Aim - Take the lines of the data below from the very first through the line containing "ax = fig.add_axes([102" and output them exactly, pictures excluded.

Supplied data -
==========

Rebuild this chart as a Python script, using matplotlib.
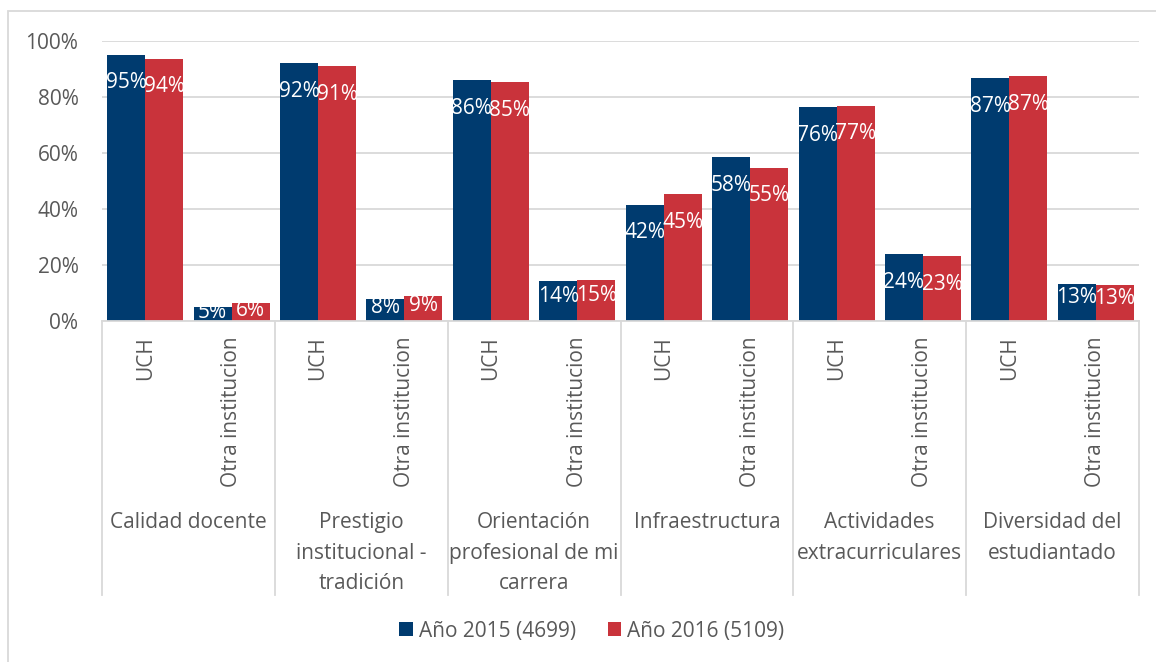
import matplotlib.pyplot as plt
from matplotlib.patches import Patch, Rectangle

plt.rcParams['font.family'] = ['Open Sans', 'DejaVu Sans']

groups = ['Calidad docente', 'Prestigio\ninstitucional -\ntradición',
          'Orientación\nprofesional de mi\ncarrera', 'Infraestructura',
          'Actividades\nextracurriculares', 'Diversidad del\nestudiantado']
subs = ['UCH', 'Otra institucion']
y2015 = [0.950, 0.050, 0.920, 0.080, 0.860, 0.143, 0.415, 0.585, 0.763, 0.238, 0.867, 0.133]
y2016 = [0.937, 0.063, 0.909, 0.091, 0.853, 0.146, 0.452, 0.548, 0.769, 0.232, 0.874, 0.127]
series = ['Año 2015 (4699)', 'Año 2016 (5109)']
colors = ['#003B6F', '#C9333B']
gray = '#595959'
light = '#D9D9D9'
fs = 15

W, H = 1156, 662
fig = plt.figure(figsize=(W / 100, H / 100), dpi=100)
ax = fig.add_axes([102 / W, 1 - 321 / H, (1139 - 102) / W, 280 / H])

n = len(y2015)
xs = list(range(n))
bw = 0.44
for vals, col, off in [(y2015, colors[0], -bw / 2), (y2016, colors[1], bw / 2)]:
    bars = ax.bar([x + off for x in xs], vals, width=bw, color=col, zorder=2)
    for b, v in zip(bars, vals):
        ly = v - 0.1 if v > 0.2 else v * 0.62
        ax.text(b.get_x() + b.get_width() / 2, ly, f'{round(v * 100):.0f}%',
                ha='center', va='center', color='white', fontsize=fs,
                clip_on=True, zorder=3)

ax.set_xlim(-0.5, n - 0.5)
ax.set_ylim(0, 1)
ax.set_yticks([0, 0.2, 0.4, 0.6, 0.8, 1.0])
ax.set_yticklabels(['0%', '20%', '40%', '60%', '80%', '100%'])
ax.tick_params(axis='y', length=0, pad=17, labelsize=fs, labelcolor=gray)
ax.set_xticks([])
ax.grid(axis='y', color=light, linewidth=1.3, zorder=0)
for s in ['left', 'right', 'top']:
    ax.spines[s].set_visible(False)
ax.spines['bottom'].set_color(light)
ax.spines['bottom'].set_linewidth(1.3)

# two-level category axis
xt = ax.get_xaxis_transform()
for i in range(n):
    ax.annotate(subs[i % 2], xy=(i, 0), xycoords=xt, xytext=(0, -15),
                textcoords='offset pixels', rotation=90, ha='center', va='top',
                fontsize=fs, color=gray)
for g in range(len(groups)):
    ax.annotate(groups[g], xy=(2 * g + 0.5, 0), xycoords=xt, xytext=(0, -191),
                textcoords='offset pixels', ha='center', va='top',
                fontsize=fs, color=gray, linespacing=1.6)
for g in range(len(groups) + 1):
    ax.plot([2 * g - 0.5, 2 * g - 0.5], [0, -274 / 280], transform=xt,
            color=light, linewidth=1.3, clip_on=False)

handles = [Patch(facecolor=c, label=s) for c, s in zip(colors, series)]
fig.legend(handles=handles, loc='center', bbox_to_anchor=(592 / W, 1 - 631 / H),
           ncol=2, frameon=False, fontsize=fs, labelcolor=gray,
           handlelength=0.65, handleheight=0.65, handletextpad=0.3,
           columnspacing=1.5)

fig.patches.append(Rectangle((8 / W, -0.1), 2, 1.1 - 11 / H, transform=fig.transFigure,
                             fill=False, edgecolor=light, linewidth=1.3))

fig.savefig('out.png', dpi=100, facecolor='white')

==========

Written solution -
Rebuild this chart as a Python script, using matplotlib.
import matplotlib.pyplot as plt
from matplotlib.patches import Patch, Rectangle

plt.rcParams['font.family'] = ['Open Sans', 'DejaVu Sans']

groups = ['Calidad docente', 'Prestigio\ninstitucional -\ntradición',
          'Orientación\nprofesional de mi\ncarrera', 'Infraestructura',
          'Actividades\nextracurriculares', 'Diversidad del\nestudiantado']
subs = ['UCH', 'Otra institucion']
y2015 = [0.950, 0.050, 0.920, 0.080, 0.860, 0.143, 0.415, 0.585, 0.763, 0.238, 0.867, 0.133]
y2016 = [0.937, 0.063, 0.909, 0.091, 0.853, 0.146, 0.452, 0.548, 0.769, 0.232, 0.874, 0.127]
series = ['Año 2015 (4699)', 'Año 2016 (5109)']
colors = ['#003B6F', '#C9333B']
gray = '#595959'
light = '#D9D9D9'
fs = 15

W, H = 1156, 662
fig = plt.figure(figsize=(W / 100, H / 100), dpi=100)
ax = fig.add_axes([102 / W, 1 - 321 / H, (1139 - 102) / W, 280 / H])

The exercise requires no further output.